Ps 103:11-12 – For as high as the heavens are above the earth, so great is his steadfast love toward those who fear him; as far as the east is from the west, so far does he remove our transgressions from us. ESV
Today. That’s my timeline. It used to be much more long term. How do I plan for and control what happens tomorrow or a week from now or next year. How do I make sure what I want to happen happens in the future. I don’t. Not really anymore. The realization for me is to focus on today. And follow the serenity prayer. To accept the things I can’t change. The courage to act and to change the things I can. Hopefully, also the wisdom to know the difference. So that’s how I focus on each day. God, let me accept that you are in control of today, tomorrow, next week and next year. Allow me to focus on what I can change. That is my actions today.

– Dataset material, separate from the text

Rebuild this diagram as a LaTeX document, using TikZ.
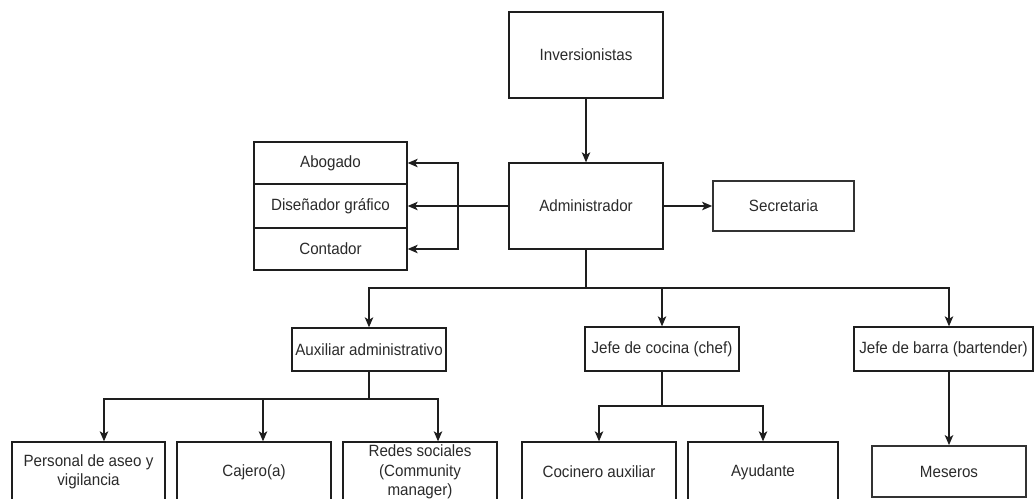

This led me to something else. Something that I recently wrote about. I wrote that I was wrong. Also that I am wrong. I am realizing and understanding that isn’t exactly true. I wasn’t wrong. I did wrong. I am not wrong. I do wrong. Sounds like a technicality but hear me out.
This goes back to a previous discussion about shame. In my life before recovery, I had incorporated into my life that I was wrong. That I was bad. That I was sin. Through reading, through counseling, through groups I have come to understand the difference. I am not wrong or bad or sin. I did wrong, I did bad, I acted in sin. Incorporating that I am bad or wrong into my identity is against what God intends and is what kept me in that cycle of sin. You know it as shame. And its so pervasive that I have slipped back into that way of thinking subtly.
I didn’t see it. I didn’t see that I had shifted in my thinking in how I was thinking about and classifying my past. Understandably, my wife struggles seeing the good in our marriage before I entered this time I call recovery. Without recognizing it, I started doing the same. Not seeing that it wasn’t black and white: before and after recovery. I had started thinking of my life as what came before recovery and where I am now. I realize now the danger in that.
The time before I entered recovery was just that; it was the time before I entered recovery. It wasn’t that I all of a sudden transformed from “bad” to “good.” Without realizing it, that is how I started classifying my life. Only…that isn’t right. I wasn’t “bad” and I am not all of a sudden “good.” I am broken. Then and now. Only, now I fully realize that I am broken.
I was talking with a friend recently who is also in recovery. I guess the better way to say it is my friend also realizes his own brokenness. I like the way he put it. He said that he used to be able to compartmentalize his life. He would put away the parts he didn’t want to think about or deal with in their separate boxes and he would just not think about them or address them. But they were still there. Now, all those compartments are broken. All the parts of his life are there. That resonates with me. The awareness. I am aware of my flaws, my faults, the damage I have caused. I no longer hide that away in boxes. All my boxes are open.
Am I bad? Am I good? I am broken. Do I do bad things? Do I do good things? I do. Thankfully I am aware of all of them. They are part of in my brokenness who I am. So I address them. I don’t compartmentalize them or box them up. I deal with them…a day at a time.